С перехваченными сообщениями Гофман и Грюнерт бросились на автомобиле за Гинденбургом и Людендорфом. Догнав их машину через несколько миль, Гофман приказал своему шоферу поравняться с нею и прямо на ходу передал телеграммы командующему и начальнику штаба армии. Пришлось остановиться и совместно обсудить создавшееся положение. Получалось, что атаке, которую на следующий день против правого фланга Самсонова должны были начать корпуса Макензена и фон Белова, Ренненкампф ничем помешать не сможет. В соответствии с различными интерпретациями всех четверых генерал Франсуа то мог, то не мог отложить свою атаку до тех пор, пока не подтянется вся его пехота и артиллерия. Не желая поступиться хотя бы каплей авторитета, Людендорф, возвратившись в штаб, повторил данный ранее приказ.
В то же самое время были отданы распоряжения и об осуществлении генерального плана двойного охвата на следующий день, 26 августа. На германском левом фланге корпус Макензена, поддерживаемый Беловым, должен был атаковать правый край Самсонова, который вышел к Бишофсбургу, имея кавалерию у Сенсбурга, то есть находился перед озерами, где он должен был соединиться с Ренненкампфом, окажись тот здесь. Но отсутствие Ренненкампфа оставляло открытым фланг, который германцы хотели обойти. В центре XX корпус Шольца, теперь поддерживаемый дивизией ландвера и 3-й резервной дивизией генерала фон Моргена, должен был возобновить бой, который он вел накануне. На правом фланге, как ему и было приказано, Франсуа обязан был начать наступление для охвата левого фланга Самсонова.

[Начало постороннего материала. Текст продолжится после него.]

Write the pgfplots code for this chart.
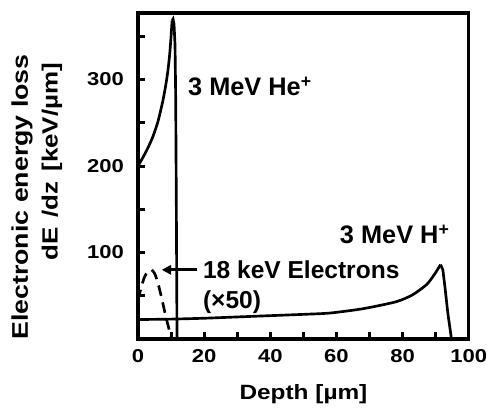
\documentclass[border=0pt]{standalone}
\usepackage{pgfplots}
\pgfplotsset{compat=1.18}
\usepackage{fontspec}
\setmainfont{Liberation Sans}
\newfontfamily\wfont[FakeStretch=1.18]{Liberation Sans}
\usetikzlibrary{arrows.meta}
\begin{document}
\begin{tikzpicture}
\path[use as bounding box] (-103.5pt,-51.75pt) rectangle (261.75pt,254.25pt);
\begin{axis}[
  at={(0,0)}, anchor=south west,
  scale only axis,
  width=248pt, height=244.5pt,
  xmin=0, xmax=100, ymin=0, ymax=377,
  axis line style={line width=2.5pt},
  tick pos=left, tick align=inside,
  major tick length=5.5pt,
  tick style={line width=2.2pt, black},
  xtick={0,10,...,100},
  xticklabels={0,,20,,40,,60,,80,,100},
  ytick={50,100,...,350},
  yticklabels={,100,,200,,300,},
  /pgf/number format/assume math mode=true,
  ticklabel style={font=\fontsize{14}{17}\wfont\bfseries},
  yticklabel style={xshift=-7pt},
  xticklabel style={yshift=-4pt},
  clip=false,
]
\addplot[line width=2pt, smooth, tension=0.4] coordinates {
(0,200) (1.5,210) (3,221) (4.5,234) (6,251) (7.5,275) (8.5,296) (9.1,312) (9.6,330) (10,350) (10.3,368)};
\addplot[line width=2pt] coordinates {
(10.3,368) (10.6,370) (10.9,364) (11.2,340) (11.4,280) (11.6,150) (11.8,0)};
\addplot[line width=2pt, smooth, tension=0.4] coordinates {
(0,22.5) (10,23) (20,24) (30,25.5) (40,27) (50,28.5) (58,30) (68,35) (78,43) (83,51) (87.3,63) (89.7,75) (91.5,86)};
\addplot[line width=2pt] coordinates {
(91.5,86) (92.2,80) (92.8,61) (93.7,30) (94.8,0)};
\addplot[line width=2pt, dash pattern=on 8pt off 5pt, smooth] coordinates {
(0,45) (1,60) (2,72) (3,78) (4,80) (5,76) (6,65) (7,50) (8,33) (9,17) (10,3)};
\draw[line width=2pt, -{Triangle[length=7pt,width=7pt]}] (axis cs:17.8,80) -- (axis cs:7.2,80);
\node[anchor=west, font=\fontsize{19}{22}\selectfont\bfseries, inner sep=0pt] at (axis cs:15.1,292) {3 MeV He\textsuperscript{+}};
\node[anchor=west, font=\fontsize{19}{22}\selectfont\bfseries, inner sep=0pt] at (axis cs:61,121) {3 MeV H\textsuperscript{+}};
\node[anchor=west, font=\fontsize{18.4}{21}\selectfont\bfseries, inner sep=0pt] at (axis cs:19.6,80) {18 keV Electrons};
\node[anchor=west, font=\fontsize{18.4}{21}\selectfont\bfseries, inner sep=0pt] at (axis cs:19.6,43) {(×50)};
\end{axis}
\node[font=\fontsize{15.5}{19}\wfont\bfseries] at (124.1pt,-41.5pt) {Depth [µm]};
\node[rotate=90, font=\fontsize{17}{20}\wfont\bfseries] at (-87pt,106.5pt) {Electronic energy loss};
\node[rotate=90, font=\fontsize{16.5}{20}\wfont\bfseries] at (-64.5pt,133pt) {dE\hspace{0.45em}/dz\hspace{0.45em}[keV/µm]};
\end{tikzpicture}
\end{document}
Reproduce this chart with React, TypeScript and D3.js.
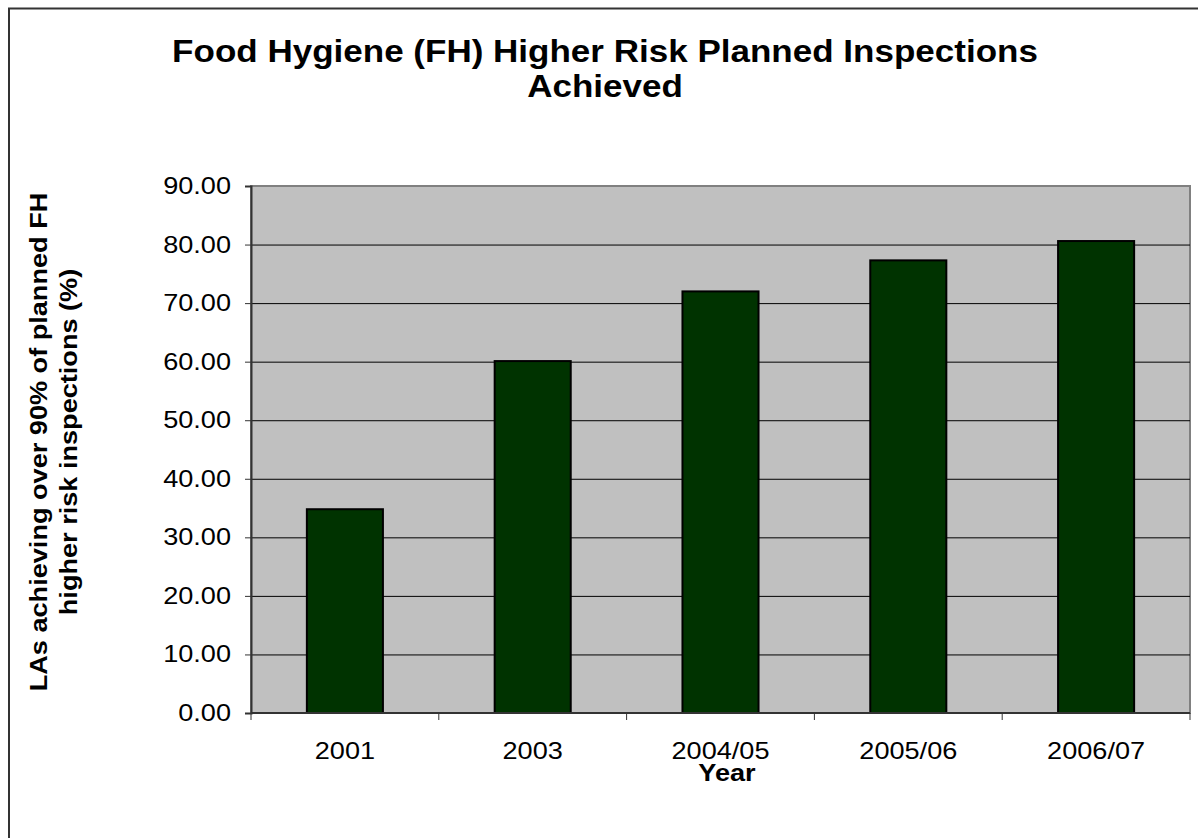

Все приказы были разосланы до полуночи 25 августа. На следующее утро, в день начала главного сражения, Людендорфа чуть не хватил удар, когда авиационный разведчик донес о движении Ренненкампфа в сторону Самсонова. Хотя Гинденбург был уверен, что 8-я армия «может без малейшего колебания» оставить против Ренненкампфа только заслон, Людендорфа снова охватило беспокойство. «Проклятый призрак Ренненкампфа висел на северо-востоке как угрожающая грозовая туча, — писал он. — Стоит только ему достать нас, и мы будем разбиты». Он начал испытывать те же страхи, какие обуревали и Притвица, его мучили сомнения, следует ли бросить все свои силы против Самсонова или же отказаться от наступления против 2-й армии и повернуть против 1-й. Герой Льежа, «похоже, немного растерялся», как с удовольствием отмечал Гофман, который из всех военных мемуаристов наиболее склонен приписывать собственные слабости своим коллегам. Даже Гинденбург признает, что «серьезнейшие сомнения» охватили его начальника штаба и что в этот момент, как он утверждает, именно он успокоил Людендорфа. По словам Гинденбурга, «мы преодолели внутренние противоречия».
Новый кризис возник, когда штаб обнаружил, что Франсуа, все еще дожидавшийся своей артиллерии, не вступил в бой, как ему было приказано. Людендорф безапелляционно требовал начать атаку в полдень. Франсуа отвечал, что исходные позиции, которые, по мнению штаба, уже были заняты этим утром, занять не удалось; заявление Франсуа вызвало настоящий взрыв негодования в штабе и, как называет его Гофман, «весьма недружелюбный» ответ Людендорфа. Весь день Франсуа с успехом тянул и тянул время, дожидаясь нужного ему момента.
Неожиданный срочный телефонный звонок из генерального штаба в Кобленце прервал споры с Франсуа. Людендорф, которому и без того хватало беспокойства, взял трубку и приказал Гофману по параллельному телефону тоже послушать, «чего они хотят». К своему удивлению, он услышал голос полковника Таппена из оперативного отдела генерального штаба, предлагающего выслать Людендорфу подкрепления в составе трех корпусов и кавалерийской дивизии. Совсем недавно повоевавший на Западном фронте, а до этого работавший над мобилизационными планами, Людендорф, до последней цифры зная необходимую плотность войск на километр полосы наступления, едва верил своим ушам. Реализация плана Шлиффена зиждилась на том, чтобы использовать каждого имевшегося в распоряжении командования солдата для усиления правого фланга. Что же заставило генеральный штаб в разгар наступления ослабить фронт на целых три корпуса? Смущенный, он ответил Таппену, что подкрепления «не особенно» нужны на востоке и в любом случае прибудут слишком поздно для участия в сражении, которое уже начинается. Таппен повторил, что может их все-таки выслать.